■ **PROBLEM DETAILS**: Starting at the first line of the entries below, restate each line exactly until you reach the line with "1.3, 1.1, 0.98]", and print that one too. Leave the pictures out and stop there.

■ **DATA ROWS**:
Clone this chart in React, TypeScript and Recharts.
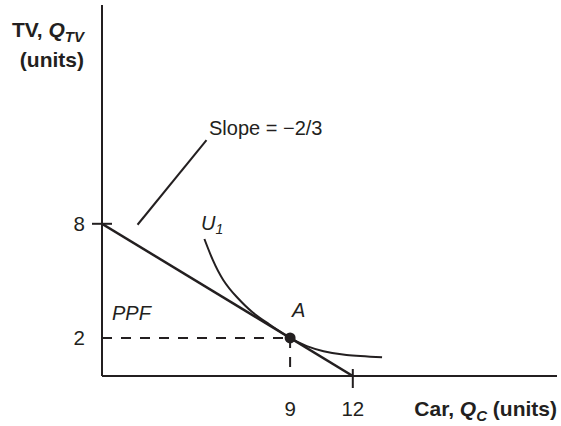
import { ComposedChart, Line, Scatter, XAxis, YAxis, ReferenceLine } from 'recharts'

// budget line (PPF) end points: 8 TVs or 12 cars
const ppfX = [0, 12]
const ppfY = [8, 0]

// indifference curve U1, tangent to the PPF at A
const u1X = [4.9, 5.3, 5.8, 6.45, 7.2, 8.0, 9, 9.8, 10.6, 11.7, 13.4]
const u1Y = [7.2, 6.1, 5.05, 4.15, 3.35, 2.72, 2, 1.57, 1.3, 1.1, 0.98]

// optimum A
const pointA = { x: 9, y: 2 }

const xTicks = [9, 12]
const yTicks = [2, 8]

// leader line from the slope note to the PPF
const slopeLeader = [
  { x: 1.7, y: 7.95 },
  { x: 5.0, y: 12.4 },
]

const ppf = ppfX.map((x, i) => ({ x, y: ppfY[i] }))
const u1 = u1X.map((x, i) => ({ x, y: u1Y[i] }))
const dashH = [
  { x: 0, y: pointA.y },
  { x: pointA.x, y: pointA.y },
]
const dashV = [
  { x: pointA.x, y: pointA.y },
  { x: pointA.x, y: 0 },
]

const INK = '#231f20'
const FONT = '"Liberation Sans", Arial, Helvetica, sans-serif'

function YTick(props: any) {
  const { x, y, payload } = props
  const axisX = x + 8
  return (
    <g>
      {payload.value === 8 && (
        <line x1={axisX - 10} x2={axisX + 10} y1={y} y2={y} stroke={INK} strokeWidth={2} />
      )}
      <text x={axisX - 17} y={y} dy={7.5} textAnchor="end" fontSize={20.5} fill={INK} fontFamily={FONT}>
        {payload.value}
      </text>
    </g>
  )
}

function XTick(props: any) {
  const { x, y, payload } = props
  const axisY = y - 8
  return (
    <g>
      {payload.value === 12 && (
        <line x1={x} x2={x} y1={axisY - 7} y2={axisY + 12} stroke={INK} strokeWidth={2} />
      )}
      <text x={x} y={axisY + 40} textAnchor="middle" fontSize={20.5} fill={INK} fontFamily={FONT}>
        {payload.value}
      </text>
    </g>
  )
}

export default function App() {
  return (
    <div style={{ position: 'relative', width: 561, height: 426, background: '#fff' }}>
      <style>{'body{margin:0}'}</style>
      <ComposedChart width={561} height={426} margin={{ top: 5, right: 4, bottom: 20, left: 72 }}>
        <XAxis
          type="number"
          dataKey="x"
          domain={[0, 21.77]}
          ticks={xTicks}
          height={30}
          tickLine={false}
          tick={<XTick />}
          axisLine={{ stroke: INK, strokeWidth: 2 }}
          allowDataOverflow
        />
        <YAxis
          type="number"
          dataKey="y"
          domain={[0, 19.5]}
          ticks={yTicks}
          width={30}
          tickLine={false}
          tick={<YTick />}
          axisLine={{ stroke: INK, strokeWidth: 2 }}
          allowDataOverflow
        />
        <ReferenceLine segment={slopeLeader} stroke={INK} strokeWidth={2} ifOverflow="visible" />
        <Line data={dashH} dataKey="y" stroke={INK} strokeWidth={2} strokeDasharray="10 9" dot={false} isAnimationActive={false} />
        <Line data={dashV} dataKey="y" stroke={INK} strokeWidth={2} strokeDasharray="10 9" dot={false} isAnimationActive={false} />
        <Line data={ppf} dataKey="y" stroke={INK} strokeWidth={2.5} dot={false} isAnimationActive={false} />
        <Line data={u1} dataKey="y" type="natural" stroke={INK} strokeWidth={2} dot={false} isAnimationActive={false} />
        <Scatter data={[pointA]} dataKey="y" fill={INK} shape={(p: any) => <circle cx={p.cx} cy={p.cy} r={5.5} fill={INK} />} isAnimationActive={false} />
      </ComposedChart>
      <svg width={561} height={426} style={{ position: 'absolute', left: 0, top: 0, pointerEvents: 'none' }} fontFamily={FONT} fill={INK}>
        <text x={84} y={37} textAnchor="end" fontSize={21} fontWeight="bold">
          TV,{' '}
          <tspan fontStyle="italic">Q</tspan>
          <tspan fontStyle="italic" fontSize={15} dy={5}>TV</tspan>
        </text>
        <text x={84} y={67} textAnchor="end" fontSize={21} fontWeight="bold">(units)</text>
        <text x={209} y={135} fontSize={20}>Slope = −2/3</text>
        <text x={201} y={230} fontSize={20} fontStyle="italic">
          U<tspan fontSize={14} dy={4}>1</tspan>
        </text>
        <text x={292} y={317} fontSize={20} fontStyle="italic">A</text>
        <text x={112} y={320} fontSize={20} fontStyle="italic">PPF</text>
        <text x={557} y={416} textAnchor="end" fontSize={21} fontWeight="bold">
          Car,{' '}
          <tspan fontStyle="italic">Q</tspan>
          <tspan fontStyle="italic" fontSize={15} dy={5}>C</tspan>
          <tspan dy={-5}> (units)</tspan>
        </text>
      </svg>
    </div>
  )
}
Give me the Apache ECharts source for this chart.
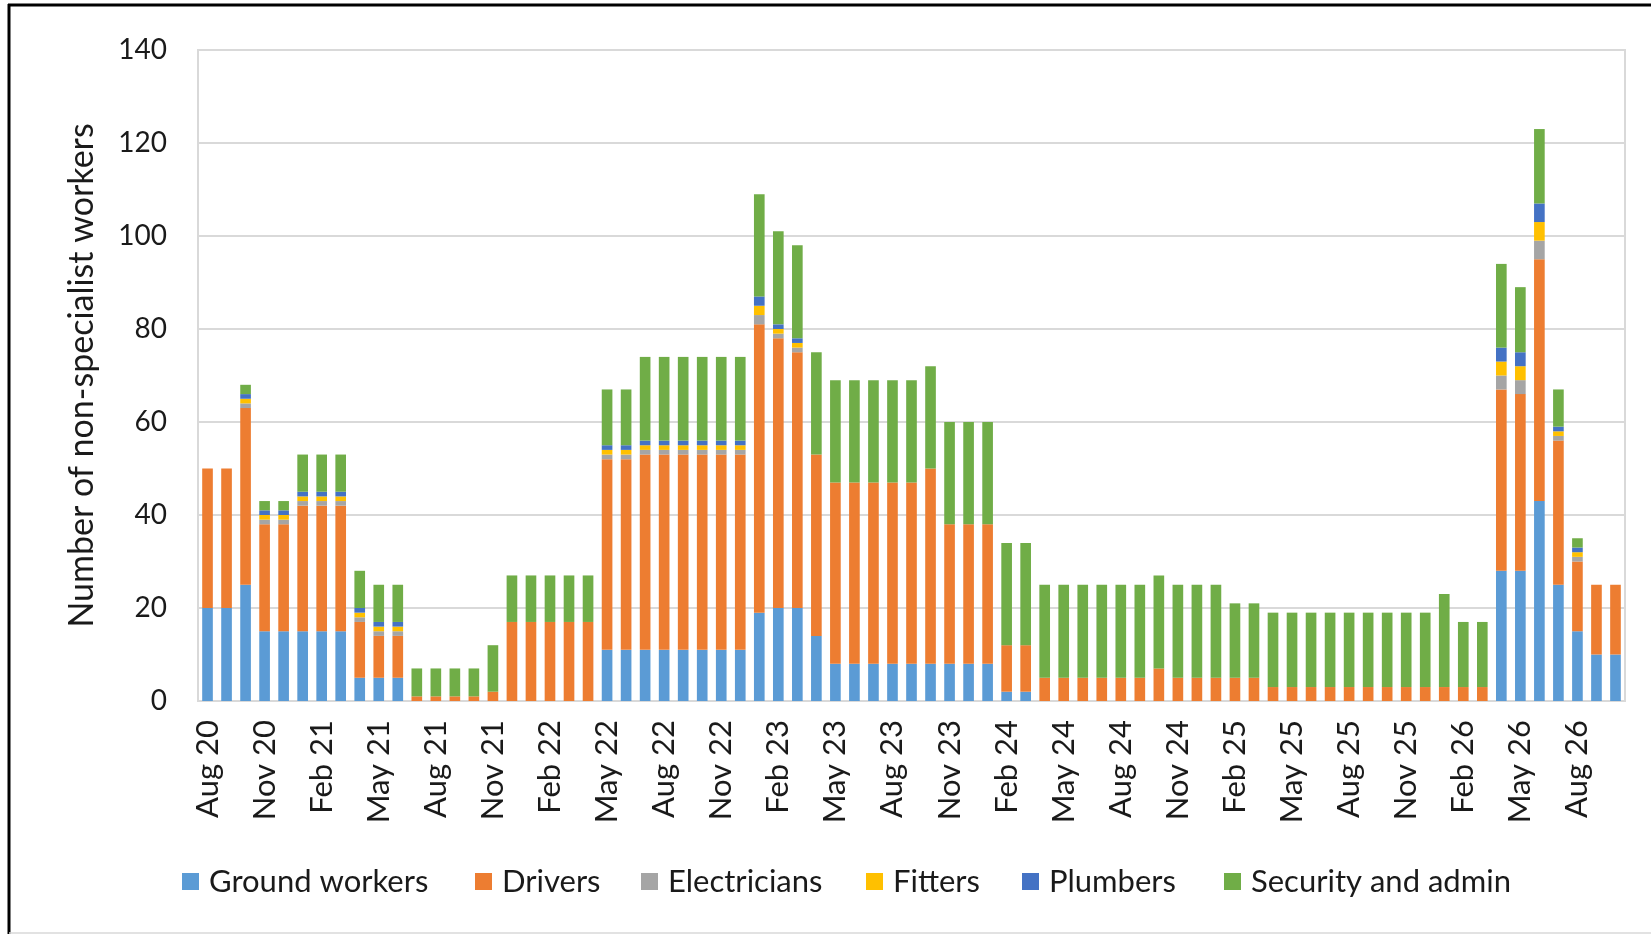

■ **EXERCISE RESPONSE**:
Clone this chart in React, TypeScript and Recharts.
import { ComposedChart, Line, Scatter, XAxis, YAxis, ReferenceLine } from 'recharts'

// budget line (PPF) end points: 8 TVs or 12 cars
const ppfX = [0, 12]
const ppfY = [8, 0]

// indifference curve U1, tangent to the PPF at A
const u1X = [4.9, 5.3, 5.8, 6.45, 7.2, 8.0, 9, 9.8, 10.6, 11.7, 13.4]
const u1Y = [7.2, 6.1, 5.05, 4.15, 3.35, 2.72, 2, 1.57, 1.3, 1.1, 0.98]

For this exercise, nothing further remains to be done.